In 2007 the Knox County Public Defenders Community Law Office faced a crisis. The number of indigent people in need of our services was growing at a rate that was disproportionate to the number of public defenders staffed to meet those needs. With 24 lawyers committed to providing the best representation available to our clients, we found that, on a growing number of cases, our ability to match that commitment with even adequate representation was slipping. We found that that the number of cases was causing us to make compromises lawyers should not have to make: assigning greater value to one client over another, not just based on the seriousness of his or her case, but out of a split-second, intuitive response caused by crushing caseloads and the fast, complex course of justice. In providing effective representation for all, making those kinds of compromises is unacceptable. We had to do something about that.
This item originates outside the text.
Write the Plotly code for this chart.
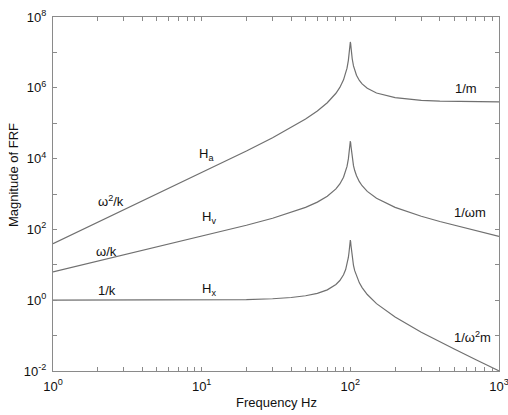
import plotly.graph_objects as go

# Frequency points (Hz)
freq = [1, 2, 3, 5, 7, 10, 15, 20, 30, 40, 50, 60, 70, 80, 85, 90, 93, 95, 97, 98, 99,
        99.5, 100, 100.5, 101, 102, 103, 105, 107, 110, 115, 120, 130, 150, 200, 300,
        400, 500, 700, 1000]

# Receptance H_x
h_x = [1.0001, 1.0004, 1.0009, 1.0025, 1.0049, 1.0101, 1.023, 1.0417, 1.0989, 1.1905,
       1.3333, 1.5625, 1.960, 2.775, 3.597, 5.240, 7.333, 10.07, 16.08, 22.63, 35.62,
       44.92, 50.0, 44.52, 35.09, 22.10, 15.55, 9.558, 6.827, 4.736, 3.093, 2.269, 1.449,
       0.800, 0.3333, 0.125, 0.06667, 0.04167, 0.02083, 0.0101]

# Mobility H_v
h_v = [6.284, 12.57, 18.87, 31.49, 44.20, 63.47, 96.42, 130.9, 207.1, 299.2, 418.9, 589.0,
       862.0, 1395, 1921, 2963, 4285, 6011, 9800, 13935, 22157, 28083, 31416, 28113,
       22268, 14164, 10064, 6306, 4590, 3273, 2235, 1711, 1184, 754.0, 418.9, 235.6,
       167.6, 130.9, 91.6, 63.47]

# Accelerance H_a
h_a = [39.48, 158.0, 355.6, 989.3, 1944, 3988, 9088, 16449, 39038, 75189, 131618, 222053,
       379108, 701267, 1026006, 1675577, 2503726, 3587966, 5973100, 8581173, 13781654,
       17557492, 19738673, 17753360, 14131273, 9077708, 6513421, 4160068, 3085857,
       2262298, 1615011, 1290094, 967091, 710645, 526390, 444106, 421179, 411288,
       402857, 398782]

x_tick_vals = [1, 2, 3, 4, 5, 6, 7, 8, 9, 10, 20, 30, 40, 50, 60, 70, 80, 90, 100,
               200, 300, 400, 500, 600, 700, 800, 900, 1000]
x_tick_text = ["10<sup>0</sup>"] + [""] * 8 + ["10<sup>1</sup>"] + [""] * 8 + \
              ["10<sup>2</sup>"] + [""] * 8 + ["10<sup>3</sup>"]
y_tick_vals = [1e-2, 1e-1, 1e0, 1e1, 1e2, 1e3, 1e4, 1e5, 1e6, 1e7, 1e8]
y_tick_text = ["10<sup>-2</sup>", "", "10<sup>0</sup>", "", "10<sup>2</sup>", "",
               "10<sup>4</sup>", "", "10<sup>6</sup>", "", "10<sup>8</sup>"]

line_col = "#707070"
fig = go.Figure()
for ys in (h_a, h_v, h_x):
    fig.add_trace(go.Scatter(x=freq, y=ys, mode="lines",
                             line=dict(color=line_col, width=1.2),
                             showlegend=False, hoverinfo="skip"))

font_main = "Liberation Sans, Arial, sans-serif"
axis_common = dict(showgrid=False, zeroline=False, showline=True, linecolor="#8a8a8a",
                   linewidth=1, mirror="ticks", ticks="inside", ticklen=4,
                   tickcolor="#8a8a8a", tickwidth=1, ticklabeloverflow="allow",
                   automargin=False,
                   tickfont=dict(family=font_main, size=13, color="#111"))

fig.update_layout(
    width=508, height=415,
    margin=dict(l=53, r=9, t=17, b=44),
    paper_bgcolor="white", plot_bgcolor="white",
    xaxis=dict(type="log", range=[0, 3.0000001], tickmode="array", tickvals=x_tick_vals,
               ticktext=x_tick_text, ticklabelstandoff=3, **axis_common),
    yaxis=dict(type="log", range=[-2, 8], tickmode="array", tickvals=y_tick_vals,
               ticktext=y_tick_text, ticklabelstandoff=3, **axis_common),
    font=dict(family=font_main, color="#111"),
)

labels = [
    ("H<sub>a</sub>", 1.035, 4.12),
    ("ω<sup>2</sup>/k", 0.39, 2.80),
    ("ω/k", 0.363, 1.38),
    ("1/k", 0.363, 0.27),
    ("H<sub>v</sub>", 1.05, 2.33),
    ("H<sub>x</sub>", 1.05, 0.30),
    ("1/m", 2.778, 5.99),
    ("1/ωm", 2.805, 2.49),
    ("1/ω<sup>2</sup>m", 2.82, -1.05),
]
for txt, lx, ly in labels:
    fig.add_annotation(x=lx, y=ly, xref="x", yref="y", text=txt, showarrow=False,
                       xanchor="center", yanchor="middle",
                       font=dict(family=font_main, size=13, color="#111"))

fig.add_annotation(x=0.5, y=-0.09, xref="paper", yref="paper", text="Frequency Hz",
                   showarrow=False, xanchor="center", yanchor="middle",
                   font=dict(family=font_main, size=13, color="#111"))
fig.add_annotation(x=-0.087, y=0.554, xref="paper", yref="paper", text="Magnitude of FRF",
                   showarrow=False, xanchor="center", yanchor="middle", textangle=-90,
                   font=dict(family=font_main, size=13, color="#111"))

fig.write_html("out.html")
In March of 2008, Chattanooga attorneys T. Maxfield Bahner, Hugh J. Moore, Jr., and D. Aaron Love, filed on behalf of the CLO a Petition to Suspend Appointment of the District Public Defender to Defendants in the Knox County General Sessions Court, Misdemeanor Division. In preparing this petition, CLO public defenders sought to remedy the obstacles to effective representation by concentrating our combined professional focus on the staggeringly high number of Felony and DUI cases filed in the General Sessions Courts of Knox County. In achieving this goal, it would be necessary to suspend appointment of public defender services in the Misdemeanor division of Sessions Court, where no offense carries a penalty of greater than 11 months, 29 days. Defendants charged with misdemeanors would not be denied adequate counsel; on the contrary, ready and willing representation would be provided by appointment of members of the local private bar of Knox County.

On June 10, 2008, an en banc hearing took place before the five judges of the General Sessions Courts of Knox County. The proof included: testimony of public defenders regarding the demands of their practice versus the demands of the system; the introduction of public defender case-count data , including expert testimony on its relationship to ABA standards of effective representation; and also testimony from members of the local criminal defense bar on standards of effective representation. At the conclusion of proof, the Court allowed a representative of the State Attorney General’s Office to argue counter to the relief being sought. The Court took under advisement the AG’s request to be entered as a party to the action, and adjourned after taking under advisement all of the proof offered by the Knox County Public Defenders Community Law Office. A ruling is pending.

UPDATE: On July 25, 2008, Mr. Stephens filed motions in all three criminal courts seeking to withdraw from certain cases and to temporarily suspend future appointments in those courts pending an opinion from the Sessions Court Judges.